The exercise
Gather every line below where "script" appears.

Input data
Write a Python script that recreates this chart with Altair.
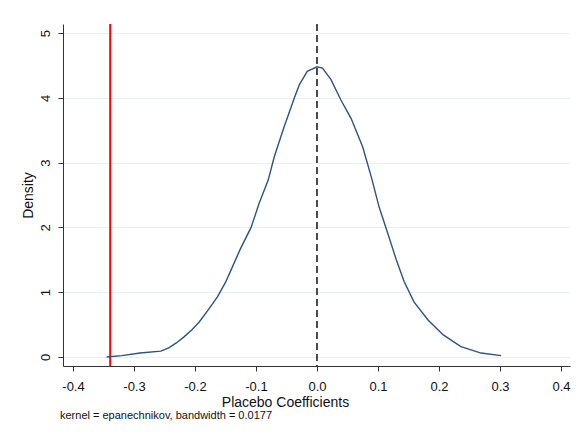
import altair as alt
import pandas as pd

# Kernel density of placebo coefficients
coef = [-0.345, -0.32, -0.29, -0.256, -0.243, -0.23, -0.218, -0.205, -0.193, -0.178,
        -0.163, -0.15, -0.141, -0.125, -0.108, -0.095, -0.08, -0.07, -0.054, -0.037,
        -0.029, -0.016, 0.0, 0.009, 0.023, 0.039, 0.056, 0.075, 0.089, 0.102,
        0.116, 0.13, 0.143, 0.159, 0.182, 0.207, 0.236, 0.269, 0.302]
density = [0.00, 0.02, 0.06, 0.09, 0.14, 0.22, 0.31, 0.42, 0.54, 0.73,
           0.93, 1.15, 1.34, 1.68, 2.00, 2.37, 2.73, 3.09, 3.55, 4.00,
           4.20, 4.41, 4.48, 4.46, 4.28, 3.97, 3.68, 3.24, 2.78, 2.31,
           1.91, 1.50, 1.16, 0.85, 0.57, 0.34, 0.16, 0.06, 0.02]

actual_coef = [-0.339]   # red line: true estimate
zero_line = [0.0]        # dashed reference line
x_ticks = [-0.4, -0.3, -0.2, -0.1, 0.0, 0.1, 0.2, 0.3, 0.4]
y_ticks = [0, 1, 2, 3, 4, 5]
note = ["kernel = epanechnikov, bandwidth = 0.0177"]

FONT = "Liberation Sans"
W, H = 507, 342

df = pd.DataFrame({"coef": coef, "density": density})
df_actual = pd.DataFrame({"coef": actual_coef})
df_zero = pd.DataFrame({"coef": zero_line})
df_note = pd.DataFrame({"note": note})

xscale = alt.Scale(domain=[-0.4164, 0.4148], nice=False, zero=False)
yscale = alt.Scale(domain=[-0.14, 5.14], nice=False, zero=False)

xaxis = alt.Axis(
    values=x_ticks, title="Placebo Coefficients", grid=False,
    labelExpr="(datum.value < -0.00001 ? '-' : '') + format(abs(datum.value), '.1f')",
    labelFont=FONT, labelFontSize=13, labelColor="#111", labelPadding=9,
    tickSize=5, tickColor="#333", domainColor="#333", labelFlush=False,
    titleFont=FONT, titleFontSize=14, titleFontWeight="normal", titleColor="#111",
    titleX=222, titleY=40, titleAlign="center", titleBaseline="alphabetic",
)
yaxis = alt.Axis(
    values=y_ticks, format="d", title="Density", grid=True, gridColor="#e8f0f2",
    labelFont=FONT, labelFontSize=13, labelColor="#111", labelPadding=6,
    labelAngle=270, labelAlign="center", labelBaseline="bottom",
    tickSize=5, tickColor="#333", domainColor="#333",
    titleFont=FONT, titleFontSize=14, titleFontWeight="normal", titleColor="#111",
    titlePadding=4,
)

line = alt.Chart(df).mark_line(color="#2b5480", strokeWidth=1.4).encode(
    x=alt.X("coef:Q", scale=xscale, axis=xaxis),
    y=alt.Y("density:Q", scale=yscale, axis=yaxis),
)

red = alt.Chart(df_actual).mark_rule(color="#ff0000", strokeWidth=2).encode(
    x=alt.X("coef:Q", scale=xscale)
)

dashed = alt.Chart(df_zero).mark_rule(color="#111", strokeWidth=1.5, strokeDash=[7, 4]).encode(
    x=alt.X("coef:Q", scale=xscale)
)

note_text = alt.Chart(df_note).mark_text(
    font=FONT, fontSize=11, color="#111", align="left", baseline="middle"
).encode(x=alt.value(-3), y=alt.value(H + 50), text="note:N")

chart = alt.layer(dashed, red, line, note_text).properties(
    width=W, height=H,
    autosize=alt.AutoSizeParams(type="none"),
    padding={"left": 63, "top": 24, "right": 9, "bottom": 71},
    background="white",
).configure_view(stroke=None)

chart.save("out.html", embed_options={"renderer": "svg", "actions": False})
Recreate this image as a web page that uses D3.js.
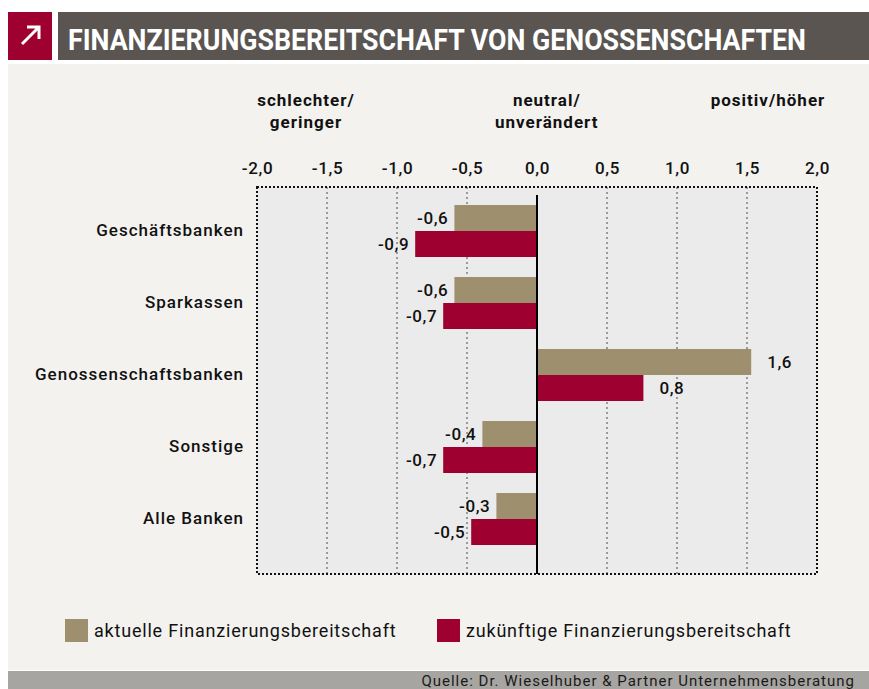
<!DOCTYPE html>
<html>
<head>
<meta charset="utf-8">
<script src="https://cdn.jsdelivr.net/npm/d3@7"></script>
<style>
  body { margin: 0; background: #fff; }
  svg { display: block; font-family: Roboto, "DejaVu Sans", sans-serif; }
</style>
</head>
<body>
<script>
const categories = ["Geschäftsbanken", "Sparkassen", "Genossenschaftsbanken", "Sonstige", "Alle Banken"];
const aktuell = [-0.59, -0.59, 1.53, -0.39, -0.29];
const zukuenftig = [-0.87, -0.67, 0.76, -0.67, -0.47];
const aktuellLabels = ["-0,6", "-0,6", "1,6", "-0,4", "-0,3"];
const zukuenftigLabels = ["-0,9", "-0,7", "0,8", "-0,7", "-0,5"];
const ticks = [-2, -1.5, -1, -0.5, 0, 0.5, 1, 1.5, 2];
const seriesNames = ["aktuelle Finanzierungsbereitschaft", "zukünftige Finanzierungsbereitschaft"];
const colors = ["#9e8f6f", "#9e0030"];

const W = 869, H = 689;
const svg = d3.select("body").append("svg")
  .attr("width", W)
  .attr("height", H);

// header
svg.append("rect").attr("x", 8).attr("y", 12).attr("width", 44).attr("height", 48).attr("fill", "#9e0030");
svg.append("path")
  .attr("d", "M22,44 L38,28 M27,27 L39,27 L39,39")
  .attr("stroke", "#fff").attr("stroke-width", 3).attr("fill", "none");
svg.append("rect").attr("x", 58).attr("y", 12).attr("width", W - 58).attr("height", 48).attr("fill", "#5a5551");
svg.append("text")
  .attr("x", 68).attr("y", 50)
  .attr("fill", "#fff")
  .attr("font-size", "29px")
  .attr("font-weight", "bold")
  .attr("textLength", 738)
  .attr("lengthAdjust", "spacingAndGlyphs")
  .text("FINANZIERUNGSBEREITSCHAFT VON GENOSSENSCHAFTEN");

// panel
svg.append("rect").attr("x", 8).attr("y", 64).attr("width", W - 8).attr("height", 606).attr("fill", "#f3f2ef");
svg.append("rect").attr("x", 8).attr("y", 671).attr("width", W - 8).attr("height", 18).attr("fill", "#a7a5a2");
svg.append("text")
  .attr("x", 855).attr("y", 686)
  .attr("text-anchor", "end")
  .attr("font-size", "15px")
  .attr("letter-spacing", "1px")
  .attr("fill", "#1a1a1a")
  .text("Quelle: Dr. Wieselhuber & Partner Unternehmensberatung");

const plot = { left: 257, right: 817, top: 187, bottom: 574 };

const x = d3.scaleLinear().domain([-2, 2]).range([plot.left, plot.right]);
const y = d3.scaleBand().domain(categories).range([195, 555]).paddingInner(20 / 72).paddingOuter(10 / 72);
const ySub = d3.scaleBand().domain([0, 1]).range([0, y.bandwidth()]);

svg.append("rect")
  .attr("x", plot.left).attr("y", plot.top)
  .attr("width", plot.right - plot.left).attr("height", plot.bottom - plot.top)
  .attr("fill", "#ebebeb");

// grid
svg.append("g")
  .selectAll("line")
  .data(ticks.filter(t => t !== 0 && Math.abs(t) !== 2))
  .join("line")
  .attr("x1", d => x(d)).attr("x2", d => x(d))
  .attr("y1", plot.top).attr("y2", plot.bottom)
  .attr("stroke", "#9a9a9a")
  .attr("stroke-width", 2)
  .attr("stroke-dasharray", "2,3");

// border
svg.append("rect")
  .attr("x", plot.left).attr("y", plot.top)
  .attr("width", plot.right - plot.left).attr("height", plot.bottom - plot.top)
  .attr("fill", "none")
  .attr("stroke", "#111")
  .attr("stroke-width", 2)
  .attr("stroke-dasharray", "2,2");

// x axis labels on top
const xAxis = svg.append("g")
  .attr("transform", `translate(0,${plot.top - 10})`)
  .call(d3.axisTop(x).tickValues(ticks).tickSize(0).tickFormat(d => d3.format(".1f")(d).replace(".", ",").replace("−", "-")));
xAxis.select(".domain").remove();
xAxis.selectAll("text")
  .attr("font-family", "Roboto, DejaVu Sans, sans-serif")
  .attr("font-size", "17px")
  .attr("font-weight", 500)
  .attr("letter-spacing", "0.6px")
  .attr("fill", "#111");

// y axis
const yAxis = svg.append("g")
  .attr("transform", `translate(${244},0)`)
  .call(d3.axisLeft(y).tickSize(0).tickPadding(0));
yAxis.select(".domain").remove();
yAxis.selectAll("text")
  .attr("font-family", "Roboto, DejaVu Sans, sans-serif")
  .attr("font-size", "17px")
  .attr("font-weight", 500)
  .attr("letter-spacing", "1px")
  .attr("fill", "#111");

// bars
const series = [
  { values: aktuell, labels: aktuellLabels, color: colors[0] },
  { values: zukuenftig, labels: zukuenftigLabels, color: colors[1] }
];

series.forEach((s, si) => {
  const rows = categories.map((c, i) => ({ cat: c, v: s.values[i], label: s.labels[i] }));
  const g = svg.append("g");
  g.selectAll("rect")
    .data(rows)
    .join("rect")
    .attr("x", d => x(Math.min(0, d.v)))
    .attr("y", d => y(d.cat) + ySub(si))
    .attr("width", d => Math.abs(x(d.v) - x(0)))
    .attr("height", ySub.bandwidth())
    .attr("fill", s.color);
  g.selectAll("text")
    .data(rows)
    .join("text")
    .attr("x", d => d.v < 0 ? x(d.v) - 6 : x(d.v) + 16)
    .attr("y", d => y(d.cat) + ySub(si) + ySub.bandwidth() / 2)
    .attr("dy", "0.35em")
    .attr("text-anchor", d => d.v < 0 ? "end" : "start")
    .attr("font-size", "17px")
    .attr("font-weight", 500)
    .attr("letter-spacing", "0.6px")
    .attr("fill", "#111")
    .text(d => d.label);
});

// zero line
svg.append("line")
  .attr("x1", x(0)).attr("x2", x(0))
  .attr("y1", plot.top + 8).attr("y2", plot.bottom)
  .attr("stroke", "#000")
  .attr("stroke-width", 2);

// direction labels
const heads = [
  { v: -1.65, lines: ["schlechter/", "geringer"] },
  { v: 0.07, lines: ["neutral/", "unverändert"] },
  { v: 1.65, lines: ["positiv/höher"] }
];
heads.forEach(h => {
  const t = svg.append("text")
    .attr("x", x(h.v)).attr("y", 106)
    .attr("text-anchor", "middle")
    .attr("font-size", "17px")
    .attr("font-weight", "bold")
    .attr("letter-spacing", "1px")
    .attr("fill", "#111");
  h.lines.forEach((l, i) => t.append("tspan").attr("x", x(h.v)).attr("dy", i === 0 ? 0 : 22).text(l));
});

// legend
const legendX = [65, 437];
seriesNames.forEach((n, i) => {
  svg.append("rect")
    .attr("x", legendX[i]).attr("y", 619)
    .attr("width", 23).attr("height", 23)
    .attr("fill", colors[i]);
  svg.append("text")
    .attr("x", legendX[i] + 29).attr("y", 631)
    .attr("dy", "0.35em")
    .attr("font-size", "18px")
    .attr("letter-spacing", "0.8px")
    .attr("fill", "#111")
    .text(n);
});
</script>
</body>
</html>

Full answer
Write a Python script that recreates this chart with Altair.
<script src="https://cdn.jsdelivr.net/npm/d3@7"></script>
<script>
</script>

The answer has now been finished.